> _Data section_
━━━

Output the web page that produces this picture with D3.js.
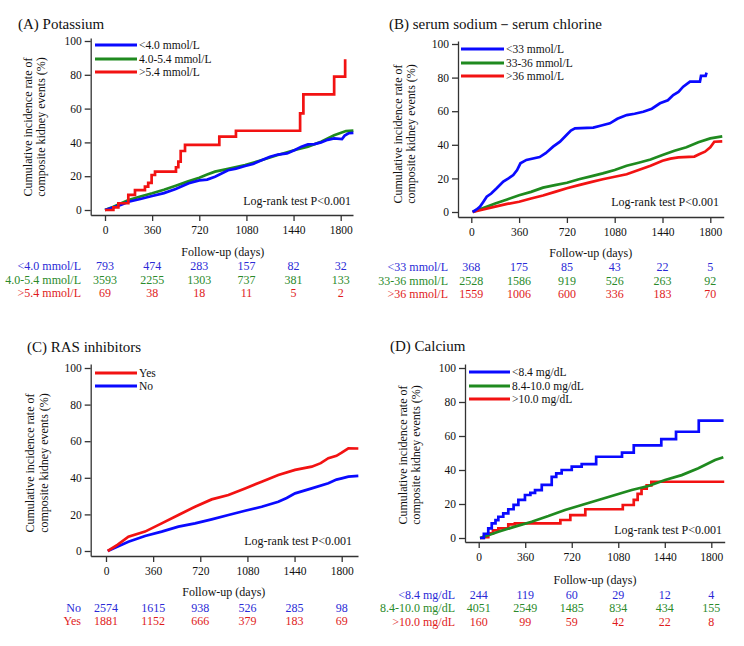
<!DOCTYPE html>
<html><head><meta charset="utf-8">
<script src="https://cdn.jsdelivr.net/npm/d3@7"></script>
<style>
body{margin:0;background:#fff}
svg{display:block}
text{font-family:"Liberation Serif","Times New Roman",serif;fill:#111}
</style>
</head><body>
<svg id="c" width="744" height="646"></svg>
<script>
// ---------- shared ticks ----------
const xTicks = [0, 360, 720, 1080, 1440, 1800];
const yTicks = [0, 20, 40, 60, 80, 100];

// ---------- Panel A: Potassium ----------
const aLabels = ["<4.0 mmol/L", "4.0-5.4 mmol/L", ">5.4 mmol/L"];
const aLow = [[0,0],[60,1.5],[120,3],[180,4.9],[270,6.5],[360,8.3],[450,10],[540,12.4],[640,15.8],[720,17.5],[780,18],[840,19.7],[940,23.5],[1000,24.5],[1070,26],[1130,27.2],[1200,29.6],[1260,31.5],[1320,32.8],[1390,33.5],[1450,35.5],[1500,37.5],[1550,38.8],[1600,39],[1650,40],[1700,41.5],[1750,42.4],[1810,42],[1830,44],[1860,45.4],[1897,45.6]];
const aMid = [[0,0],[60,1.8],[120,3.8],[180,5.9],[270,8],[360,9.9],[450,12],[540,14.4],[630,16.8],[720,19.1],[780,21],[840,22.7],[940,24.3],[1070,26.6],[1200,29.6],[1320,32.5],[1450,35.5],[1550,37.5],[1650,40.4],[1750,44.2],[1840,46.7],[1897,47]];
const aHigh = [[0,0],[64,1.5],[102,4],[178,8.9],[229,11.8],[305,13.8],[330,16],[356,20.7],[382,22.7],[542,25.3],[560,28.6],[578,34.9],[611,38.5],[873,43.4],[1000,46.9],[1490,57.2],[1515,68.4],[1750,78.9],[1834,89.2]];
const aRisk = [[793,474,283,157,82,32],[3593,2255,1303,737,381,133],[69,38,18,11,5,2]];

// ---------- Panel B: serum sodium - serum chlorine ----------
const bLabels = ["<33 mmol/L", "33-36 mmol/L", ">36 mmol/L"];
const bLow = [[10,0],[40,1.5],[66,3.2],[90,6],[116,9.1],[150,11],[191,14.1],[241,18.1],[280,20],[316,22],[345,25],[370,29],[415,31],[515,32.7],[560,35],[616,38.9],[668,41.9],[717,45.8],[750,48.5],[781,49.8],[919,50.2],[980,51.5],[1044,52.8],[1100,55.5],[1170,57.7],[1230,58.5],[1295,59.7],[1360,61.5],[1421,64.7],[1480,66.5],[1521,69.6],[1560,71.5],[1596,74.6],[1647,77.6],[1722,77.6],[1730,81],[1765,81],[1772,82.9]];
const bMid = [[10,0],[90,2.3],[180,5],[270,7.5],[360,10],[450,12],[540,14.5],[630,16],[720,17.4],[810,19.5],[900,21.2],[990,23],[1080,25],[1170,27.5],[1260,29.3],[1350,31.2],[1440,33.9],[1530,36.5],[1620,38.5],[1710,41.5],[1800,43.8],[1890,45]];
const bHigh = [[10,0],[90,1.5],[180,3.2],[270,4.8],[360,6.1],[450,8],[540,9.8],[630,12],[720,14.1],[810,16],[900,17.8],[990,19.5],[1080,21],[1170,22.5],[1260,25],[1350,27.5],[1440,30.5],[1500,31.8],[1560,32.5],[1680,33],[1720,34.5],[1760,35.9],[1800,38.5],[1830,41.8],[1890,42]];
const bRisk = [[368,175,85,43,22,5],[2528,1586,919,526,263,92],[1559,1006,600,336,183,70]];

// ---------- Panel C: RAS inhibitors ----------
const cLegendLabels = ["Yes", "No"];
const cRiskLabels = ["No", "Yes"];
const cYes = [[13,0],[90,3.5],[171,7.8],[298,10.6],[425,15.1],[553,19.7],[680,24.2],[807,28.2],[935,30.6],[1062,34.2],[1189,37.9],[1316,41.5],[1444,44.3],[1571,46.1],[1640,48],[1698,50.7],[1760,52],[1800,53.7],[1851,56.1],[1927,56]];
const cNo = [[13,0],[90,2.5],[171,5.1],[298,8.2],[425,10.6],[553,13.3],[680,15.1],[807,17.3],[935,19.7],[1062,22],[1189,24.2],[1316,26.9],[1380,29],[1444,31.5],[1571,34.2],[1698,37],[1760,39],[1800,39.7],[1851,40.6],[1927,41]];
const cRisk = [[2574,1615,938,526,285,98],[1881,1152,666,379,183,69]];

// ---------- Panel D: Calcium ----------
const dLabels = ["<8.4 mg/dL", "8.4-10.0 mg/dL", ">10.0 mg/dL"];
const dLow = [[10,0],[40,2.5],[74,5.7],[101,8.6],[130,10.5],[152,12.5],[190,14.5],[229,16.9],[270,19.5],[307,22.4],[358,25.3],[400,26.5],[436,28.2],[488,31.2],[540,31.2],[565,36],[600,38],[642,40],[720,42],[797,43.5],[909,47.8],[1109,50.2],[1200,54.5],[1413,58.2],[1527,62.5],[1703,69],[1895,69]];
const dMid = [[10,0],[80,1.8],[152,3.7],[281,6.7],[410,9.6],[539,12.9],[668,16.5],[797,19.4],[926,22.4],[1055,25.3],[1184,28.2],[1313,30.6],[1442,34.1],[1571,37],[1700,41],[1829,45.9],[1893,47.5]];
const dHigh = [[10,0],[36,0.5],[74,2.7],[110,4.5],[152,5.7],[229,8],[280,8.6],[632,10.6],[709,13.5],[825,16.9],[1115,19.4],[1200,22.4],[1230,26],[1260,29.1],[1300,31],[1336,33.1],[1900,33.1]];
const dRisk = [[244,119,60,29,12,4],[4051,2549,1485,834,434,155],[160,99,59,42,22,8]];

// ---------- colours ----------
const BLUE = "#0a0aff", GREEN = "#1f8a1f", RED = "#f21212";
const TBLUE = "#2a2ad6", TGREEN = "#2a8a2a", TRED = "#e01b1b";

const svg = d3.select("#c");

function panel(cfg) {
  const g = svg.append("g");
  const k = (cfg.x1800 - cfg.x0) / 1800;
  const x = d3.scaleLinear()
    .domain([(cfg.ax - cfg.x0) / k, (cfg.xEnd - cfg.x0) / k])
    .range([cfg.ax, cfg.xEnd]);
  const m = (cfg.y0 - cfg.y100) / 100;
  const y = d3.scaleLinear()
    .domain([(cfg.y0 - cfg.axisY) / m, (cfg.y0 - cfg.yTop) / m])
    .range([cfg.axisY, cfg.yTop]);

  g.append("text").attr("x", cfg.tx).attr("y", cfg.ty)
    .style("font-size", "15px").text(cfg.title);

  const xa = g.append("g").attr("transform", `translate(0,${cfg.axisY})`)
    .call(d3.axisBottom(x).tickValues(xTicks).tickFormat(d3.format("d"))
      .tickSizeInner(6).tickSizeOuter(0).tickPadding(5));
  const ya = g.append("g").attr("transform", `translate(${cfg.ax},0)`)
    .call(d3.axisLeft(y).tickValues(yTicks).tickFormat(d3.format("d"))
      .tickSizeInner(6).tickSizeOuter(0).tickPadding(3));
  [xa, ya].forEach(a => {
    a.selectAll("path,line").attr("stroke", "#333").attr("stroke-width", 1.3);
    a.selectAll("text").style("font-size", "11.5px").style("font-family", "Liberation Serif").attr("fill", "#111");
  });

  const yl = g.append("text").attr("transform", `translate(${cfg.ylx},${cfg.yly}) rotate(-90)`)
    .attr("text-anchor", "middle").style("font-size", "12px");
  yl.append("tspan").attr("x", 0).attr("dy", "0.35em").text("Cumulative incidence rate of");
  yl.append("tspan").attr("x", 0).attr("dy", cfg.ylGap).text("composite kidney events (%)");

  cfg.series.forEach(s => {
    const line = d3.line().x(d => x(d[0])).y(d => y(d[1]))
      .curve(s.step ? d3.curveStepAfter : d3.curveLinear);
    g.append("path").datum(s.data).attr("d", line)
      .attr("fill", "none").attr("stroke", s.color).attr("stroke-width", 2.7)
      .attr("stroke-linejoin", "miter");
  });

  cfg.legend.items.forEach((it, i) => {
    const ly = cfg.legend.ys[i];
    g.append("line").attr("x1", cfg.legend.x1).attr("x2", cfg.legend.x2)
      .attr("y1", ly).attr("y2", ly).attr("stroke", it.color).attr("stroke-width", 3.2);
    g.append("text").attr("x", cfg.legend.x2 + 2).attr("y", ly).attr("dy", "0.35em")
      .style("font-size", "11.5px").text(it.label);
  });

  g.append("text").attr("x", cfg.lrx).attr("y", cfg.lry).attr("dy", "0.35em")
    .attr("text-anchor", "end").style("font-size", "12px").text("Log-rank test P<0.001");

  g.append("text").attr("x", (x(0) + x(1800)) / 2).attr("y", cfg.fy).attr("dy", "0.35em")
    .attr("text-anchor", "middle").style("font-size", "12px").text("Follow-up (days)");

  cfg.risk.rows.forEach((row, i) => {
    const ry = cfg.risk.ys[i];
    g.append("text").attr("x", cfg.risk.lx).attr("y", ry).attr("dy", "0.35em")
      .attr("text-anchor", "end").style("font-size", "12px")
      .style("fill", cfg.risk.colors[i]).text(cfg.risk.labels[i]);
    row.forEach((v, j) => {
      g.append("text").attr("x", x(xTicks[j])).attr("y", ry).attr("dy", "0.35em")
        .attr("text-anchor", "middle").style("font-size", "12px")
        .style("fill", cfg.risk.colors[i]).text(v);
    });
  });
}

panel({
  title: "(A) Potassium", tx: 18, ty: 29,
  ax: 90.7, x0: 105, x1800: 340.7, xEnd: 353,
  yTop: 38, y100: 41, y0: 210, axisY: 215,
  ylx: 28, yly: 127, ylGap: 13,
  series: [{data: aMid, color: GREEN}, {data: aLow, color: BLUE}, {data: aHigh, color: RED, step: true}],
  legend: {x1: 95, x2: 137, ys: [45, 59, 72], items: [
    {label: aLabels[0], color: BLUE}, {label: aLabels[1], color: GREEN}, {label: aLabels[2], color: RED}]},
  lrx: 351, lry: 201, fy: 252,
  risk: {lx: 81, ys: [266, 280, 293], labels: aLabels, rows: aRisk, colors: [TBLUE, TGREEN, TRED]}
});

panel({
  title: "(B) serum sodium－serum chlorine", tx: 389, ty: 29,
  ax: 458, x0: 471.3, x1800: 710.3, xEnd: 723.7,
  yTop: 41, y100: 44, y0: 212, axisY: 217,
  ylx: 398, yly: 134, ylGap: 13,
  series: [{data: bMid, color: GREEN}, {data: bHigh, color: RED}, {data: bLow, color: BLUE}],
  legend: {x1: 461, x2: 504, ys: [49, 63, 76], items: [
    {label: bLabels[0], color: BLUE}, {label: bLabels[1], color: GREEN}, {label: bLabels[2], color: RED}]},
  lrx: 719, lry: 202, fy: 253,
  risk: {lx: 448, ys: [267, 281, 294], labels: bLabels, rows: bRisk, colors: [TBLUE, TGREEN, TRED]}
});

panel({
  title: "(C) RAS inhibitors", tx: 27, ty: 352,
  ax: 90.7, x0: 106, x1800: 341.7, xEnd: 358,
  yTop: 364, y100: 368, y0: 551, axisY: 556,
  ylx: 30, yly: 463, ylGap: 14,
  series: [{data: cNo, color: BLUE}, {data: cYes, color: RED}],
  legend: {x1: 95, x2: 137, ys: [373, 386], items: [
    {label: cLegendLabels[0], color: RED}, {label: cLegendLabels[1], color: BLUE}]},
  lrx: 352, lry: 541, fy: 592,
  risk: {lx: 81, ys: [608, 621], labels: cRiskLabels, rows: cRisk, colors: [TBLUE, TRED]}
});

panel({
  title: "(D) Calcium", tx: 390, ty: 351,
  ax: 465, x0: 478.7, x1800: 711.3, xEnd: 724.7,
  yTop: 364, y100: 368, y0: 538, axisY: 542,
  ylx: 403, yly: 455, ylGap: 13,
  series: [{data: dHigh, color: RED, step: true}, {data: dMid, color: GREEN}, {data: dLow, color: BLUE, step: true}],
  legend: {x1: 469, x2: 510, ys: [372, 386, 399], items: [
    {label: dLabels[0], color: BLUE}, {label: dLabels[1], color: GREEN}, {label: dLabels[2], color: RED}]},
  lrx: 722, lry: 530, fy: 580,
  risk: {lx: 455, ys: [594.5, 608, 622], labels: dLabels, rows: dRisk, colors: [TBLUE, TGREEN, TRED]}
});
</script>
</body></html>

━━━

> _Description of the task_
Exactly as written, please give again the lines from the beginning of the listing through the line containing "const yTicks = [0, 20, 40, 60, 80, 100];", inclusive, without any pictures.

> _Solution to this task_
Output the web page that produces this picture with D3.js.
<!DOCTYPE html>
<html><head><meta charset="utf-8">
<script src="https://cdn.jsdelivr.net/npm/d3@7"></script>
<style>
body{margin:0;background:#fff}
svg{display:block}
text{font-family:"Liberation Serif","Times New Roman",serif;fill:#111}
</style>
</head><body>
<svg id="c" width="744" height="646"></svg>
<script>
// ---------- shared ticks ----------
const xTicks = [0, 360, 720, 1080, 1440, 1800];
const yTicks = [0, 20, 40, 60, 80, 100];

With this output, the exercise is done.